> MATERIAL SHOWN:
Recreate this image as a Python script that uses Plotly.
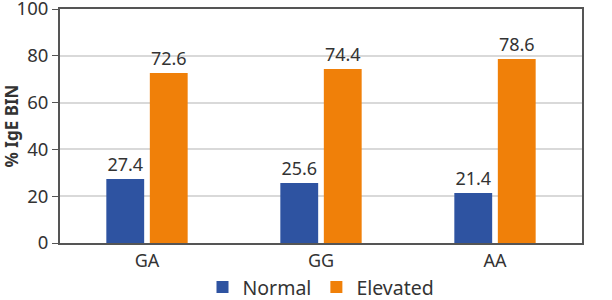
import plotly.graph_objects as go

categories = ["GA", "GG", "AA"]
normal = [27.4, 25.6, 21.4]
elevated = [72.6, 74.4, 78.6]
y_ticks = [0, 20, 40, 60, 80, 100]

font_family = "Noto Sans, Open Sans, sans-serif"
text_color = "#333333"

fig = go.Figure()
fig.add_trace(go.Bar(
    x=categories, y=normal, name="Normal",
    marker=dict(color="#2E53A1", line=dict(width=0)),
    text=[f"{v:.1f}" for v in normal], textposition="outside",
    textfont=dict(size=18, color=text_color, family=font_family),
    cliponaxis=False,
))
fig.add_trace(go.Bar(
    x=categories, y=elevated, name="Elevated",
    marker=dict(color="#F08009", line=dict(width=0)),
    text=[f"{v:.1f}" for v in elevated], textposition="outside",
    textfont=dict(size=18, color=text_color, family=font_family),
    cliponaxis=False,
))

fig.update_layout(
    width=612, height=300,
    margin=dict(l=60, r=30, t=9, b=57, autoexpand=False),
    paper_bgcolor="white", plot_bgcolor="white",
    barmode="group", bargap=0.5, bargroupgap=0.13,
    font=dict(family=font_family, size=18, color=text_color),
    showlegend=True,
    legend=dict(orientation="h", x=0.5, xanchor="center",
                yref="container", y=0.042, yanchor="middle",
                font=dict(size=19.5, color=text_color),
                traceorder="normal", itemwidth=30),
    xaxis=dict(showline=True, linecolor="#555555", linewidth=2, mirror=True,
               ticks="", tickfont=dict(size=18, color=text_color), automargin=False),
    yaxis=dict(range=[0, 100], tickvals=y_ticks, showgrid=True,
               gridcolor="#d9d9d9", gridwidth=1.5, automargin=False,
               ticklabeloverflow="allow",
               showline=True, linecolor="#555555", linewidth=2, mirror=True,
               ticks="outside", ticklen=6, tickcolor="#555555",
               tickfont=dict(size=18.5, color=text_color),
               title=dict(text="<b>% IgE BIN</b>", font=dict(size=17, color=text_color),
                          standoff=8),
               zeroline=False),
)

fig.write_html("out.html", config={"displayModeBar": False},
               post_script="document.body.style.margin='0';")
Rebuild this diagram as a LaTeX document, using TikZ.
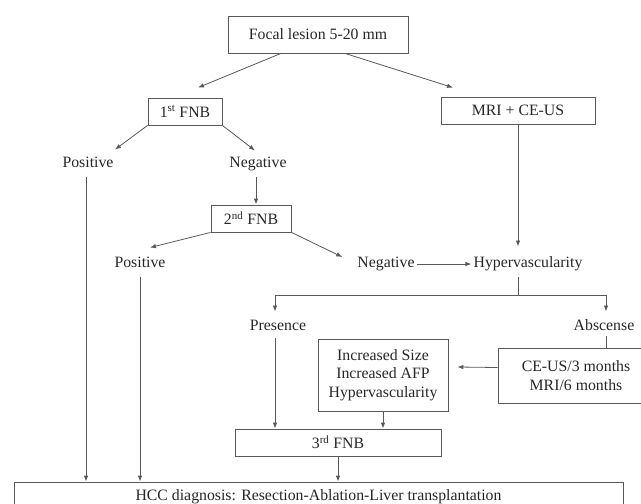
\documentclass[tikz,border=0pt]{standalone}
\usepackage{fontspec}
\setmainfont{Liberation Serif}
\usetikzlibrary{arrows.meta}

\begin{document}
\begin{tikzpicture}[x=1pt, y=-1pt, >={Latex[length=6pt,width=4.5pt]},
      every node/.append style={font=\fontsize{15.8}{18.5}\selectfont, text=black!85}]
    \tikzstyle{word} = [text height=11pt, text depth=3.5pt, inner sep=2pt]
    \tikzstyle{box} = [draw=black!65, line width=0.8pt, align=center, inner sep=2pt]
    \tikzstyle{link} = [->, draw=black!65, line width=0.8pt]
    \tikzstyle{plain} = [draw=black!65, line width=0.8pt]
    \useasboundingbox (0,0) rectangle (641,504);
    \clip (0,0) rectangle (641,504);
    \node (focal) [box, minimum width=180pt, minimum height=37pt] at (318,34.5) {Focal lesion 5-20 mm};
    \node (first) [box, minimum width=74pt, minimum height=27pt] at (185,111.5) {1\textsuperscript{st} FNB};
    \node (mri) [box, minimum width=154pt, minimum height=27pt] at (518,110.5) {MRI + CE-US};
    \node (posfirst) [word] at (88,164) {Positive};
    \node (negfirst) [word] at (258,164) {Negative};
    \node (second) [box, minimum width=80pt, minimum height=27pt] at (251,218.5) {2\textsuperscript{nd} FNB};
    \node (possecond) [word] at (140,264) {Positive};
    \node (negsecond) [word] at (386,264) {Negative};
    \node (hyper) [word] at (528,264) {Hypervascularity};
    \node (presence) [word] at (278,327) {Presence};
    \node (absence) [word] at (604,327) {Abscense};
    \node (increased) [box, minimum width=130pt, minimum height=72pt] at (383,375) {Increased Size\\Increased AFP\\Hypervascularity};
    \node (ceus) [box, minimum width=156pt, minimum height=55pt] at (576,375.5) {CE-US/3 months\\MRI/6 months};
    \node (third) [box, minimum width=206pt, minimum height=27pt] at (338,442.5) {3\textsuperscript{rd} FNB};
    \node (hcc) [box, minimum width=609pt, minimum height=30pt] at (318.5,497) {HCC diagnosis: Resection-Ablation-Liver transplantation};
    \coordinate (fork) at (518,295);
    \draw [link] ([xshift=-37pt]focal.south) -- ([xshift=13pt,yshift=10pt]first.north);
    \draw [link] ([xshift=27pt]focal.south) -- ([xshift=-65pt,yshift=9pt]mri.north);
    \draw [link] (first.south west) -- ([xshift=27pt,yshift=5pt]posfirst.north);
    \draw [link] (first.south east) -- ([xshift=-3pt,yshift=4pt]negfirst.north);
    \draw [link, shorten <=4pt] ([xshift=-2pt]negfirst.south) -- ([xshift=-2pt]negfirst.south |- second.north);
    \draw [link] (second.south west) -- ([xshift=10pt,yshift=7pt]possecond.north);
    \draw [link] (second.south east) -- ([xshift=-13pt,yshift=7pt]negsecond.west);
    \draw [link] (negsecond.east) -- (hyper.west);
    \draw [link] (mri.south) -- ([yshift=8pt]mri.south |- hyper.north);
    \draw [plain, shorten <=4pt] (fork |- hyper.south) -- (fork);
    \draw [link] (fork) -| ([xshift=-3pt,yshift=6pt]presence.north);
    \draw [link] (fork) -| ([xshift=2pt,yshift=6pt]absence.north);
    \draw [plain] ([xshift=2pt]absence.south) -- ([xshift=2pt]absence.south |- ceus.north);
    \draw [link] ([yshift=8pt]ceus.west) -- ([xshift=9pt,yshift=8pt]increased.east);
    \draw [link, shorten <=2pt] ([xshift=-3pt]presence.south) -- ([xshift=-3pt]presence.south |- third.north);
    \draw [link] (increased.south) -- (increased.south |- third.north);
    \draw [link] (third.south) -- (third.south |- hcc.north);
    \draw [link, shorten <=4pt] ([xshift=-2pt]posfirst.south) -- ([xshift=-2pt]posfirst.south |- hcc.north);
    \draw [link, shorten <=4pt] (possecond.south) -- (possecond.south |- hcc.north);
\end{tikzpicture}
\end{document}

> TASK DESCRIPTION: Reproduce every line exactly and omit all pictures.

> ANSWER TO THIS TASK:
Recreate this image as a Python script that uses Plotly.
import plotly.graph_objects as go

categories = ["GA", "GG", "AA"]
normal = [27.4, 25.6, 21.4]
elevated = [72.6, 74.4, 78.6]
y_ticks = [0, 20, 40, 60, 80, 100]

font_family = "Noto Sans, Open Sans, sans-serif"
text_color = "#333333"

fig = go.Figure()
fig.add_trace(go.Bar(
    x=categories, y=normal, name="Normal",
    marker=dict(color="#2E53A1", line=dict(width=0)),
    text=[f"{v:.1f}" for v in normal], textposition="outside",
    textfont=dict(size=18, color=text_color, family=font_family),
    cliponaxis=False,
))
fig.add_trace(go.Bar(
    x=categories, y=elevated, name="Elevated",
    marker=dict(color="#F08009", line=dict(width=0)),
    text=[f"{v:.1f}" for v in elevated], textposition="outside",
    textfont=dict(size=18, color=text_color, family=font_family),
    cliponaxis=False,
))

fig.update_layout(
    width=612, height=300,
    margin=dict(l=60, r=30, t=9, b=57, autoexpand=False),
    paper_bgcolor="white", plot_bgcolor="white",
    barmode="group", bargap=0.5, bargroupgap=0.13,
    font=dict(family=font_family, size=18, color=text_color),
    showlegend=True,
    legend=dict(orientation="h", x=0.5, xanchor="center",
                yref="container", y=0.042, yanchor="middle",
                font=dict(size=19.5, color=text_color),
                traceorder="normal", itemwidth=30),
    xaxis=dict(showline=True, linecolor="#555555", linewidth=2, mirror=True,
               ticks="", tickfont=dict(size=18, color=text_color), automargin=False),
    yaxis=dict(range=[0, 100], tickvals=y_ticks, showgrid=True,
               gridcolor="#d9d9d9", gridwidth=1.5, automargin=False,
               ticklabeloverflow="allow",
               showline=True, linecolor="#555555", linewidth=2, mirror=True,
               ticks="outside", ticklen=6, tickcolor="#555555",
               tickfont=dict(size=18.5, color=text_color),
               title=dict(text="<b>% IgE BIN</b>", font=dict(size=17, color=text_color),
                          standoff=8),
               zeroline=False),
)

fig.write_html("out.html", config={"displayModeBar": False},
               post_script="document.body.style.margin='0';")
Rebuild this diagram as a LaTeX document, using TikZ.
\documentclass[tikz,border=0pt]{standalone}
\usepackage{fontspec}
\setmainfont{Liberation Serif}
\usetikzlibrary{arrows.meta}

\begin{document}
\begin{tikzpicture}[x=1pt, y=-1pt, >={Latex[length=6pt,width=4.5pt]},
      every node/.append style={font=\fontsize{15.8}{18.5}\selectfont, text=black!85}]
    \tikzstyle{word} = [text height=11pt, text depth=3.5pt, inner sep=2pt]
    \tikzstyle{box} = [draw=black!65, line width=0.8pt, align=center, inner sep=2pt]
    \tikzstyle{link} = [->, draw=black!65, line width=0.8pt]
    \tikzstyle{plain} = [draw=black!65, line width=0.8pt]
    \useasboundingbox (0,0) rectangle (641,504);
    \clip (0,0) rectangle (641,504);
    \node (focal) [box, minimum width=180pt, minimum height=37pt] at (318,34.5) {Focal lesion 5-20 mm};
    \node (first) [box, minimum width=74pt, minimum height=27pt] at (185,111.5) {1\textsuperscript{st} FNB};
    \node (mri) [box, minimum width=154pt, minimum height=27pt] at (518,110.5) {MRI + CE-US};
    \node (posfirst) [word] at (88,164) {Positive};
    \node (negfirst) [word] at (258,164) {Negative};
    \node (second) [box, minimum width=80pt, minimum height=27pt] at (251,218.5) {2\textsuperscript{nd} FNB};
    \node (possecond) [word] at (140,264) {Positive};
    \node (negsecond) [word] at (386,264) {Negative};
    \node (hyper) [word] at (528,264) {Hypervascularity};
    \node (presence) [word] at (278,327) {Presence};
    \node (absence) [word] at (604,327) {Abscense};
    \node (increased) [box, minimum width=130pt, minimum height=72pt] at (383,375) {Increased Size\\Increased AFP\\Hypervascularity};
    \node (ceus) [box, minimum width=156pt, minimum height=55pt] at (576,375.5) {CE-US/3 months\\MRI/6 months};
    \node (third) [box, minimum width=206pt, minimum height=27pt] at (338,442.5) {3\textsuperscript{rd} FNB};
    \node (hcc) [box, minimum width=609pt, minimum height=30pt] at (318.5,497) {HCC diagnosis: Resection-Ablation-Liver transplantation};
    \coordinate (fork) at (518,295);
    \draw [link] ([xshift=-37pt]focal.south) -- ([xshift=13pt,yshift=10pt]first.north);
    \draw [link] ([xshift=27pt]focal.south) -- ([xshift=-65pt,yshift=9pt]mri.north);
    \draw [link] (first.south west) -- ([xshift=27pt,yshift=5pt]posfirst.north);
    \draw [link] (first.south east) -- ([xshift=-3pt,yshift=4pt]negfirst.north);
    \draw [link, shorten <=4pt] ([xshift=-2pt]negfirst.south) -- ([xshift=-2pt]negfirst.south |- second.north);
    \draw [link] (second.south west) -- ([xshift=10pt,yshift=7pt]possecond.north);
    \draw [link] (second.south east) -- ([xshift=-13pt,yshift=7pt]negsecond.west);
    \draw [link] (negsecond.east) -- (hyper.west);
    \draw [link] (mri.south) -- ([yshift=8pt]mri.south |- hyper.north);
    \draw [plain, shorten <=4pt] (fork |- hyper.south) -- (fork);
    \draw [link] (fork) -| ([xshift=-3pt,yshift=6pt]presence.north);
    \draw [link] (fork) -| ([xshift=2pt,yshift=6pt]absence.north);
    \draw [plain] ([xshift=2pt]absence.south) -- ([xshift=2pt]absence.south |- ceus.north);
    \draw [link] ([yshift=8pt]ceus.west) -- ([xshift=9pt,yshift=8pt]increased.east);
    \draw [link, shorten <=2pt] ([xshift=-3pt]presence.south) -- ([xshift=-3pt]presence.south |- third.north);
    \draw [link] (increased.south) -- (increased.south |- third.north);
    \draw [link] (third.south) -- (third.south |- hcc.north);
    \draw [link, shorten <=4pt] ([xshift=-2pt]posfirst.south) -- ([xshift=-2pt]posfirst.south |- hcc.north);
    \draw [link, shorten <=4pt] (possecond.south) -- (possecond.south |- hcc.north);
\end{tikzpicture}
\end{document}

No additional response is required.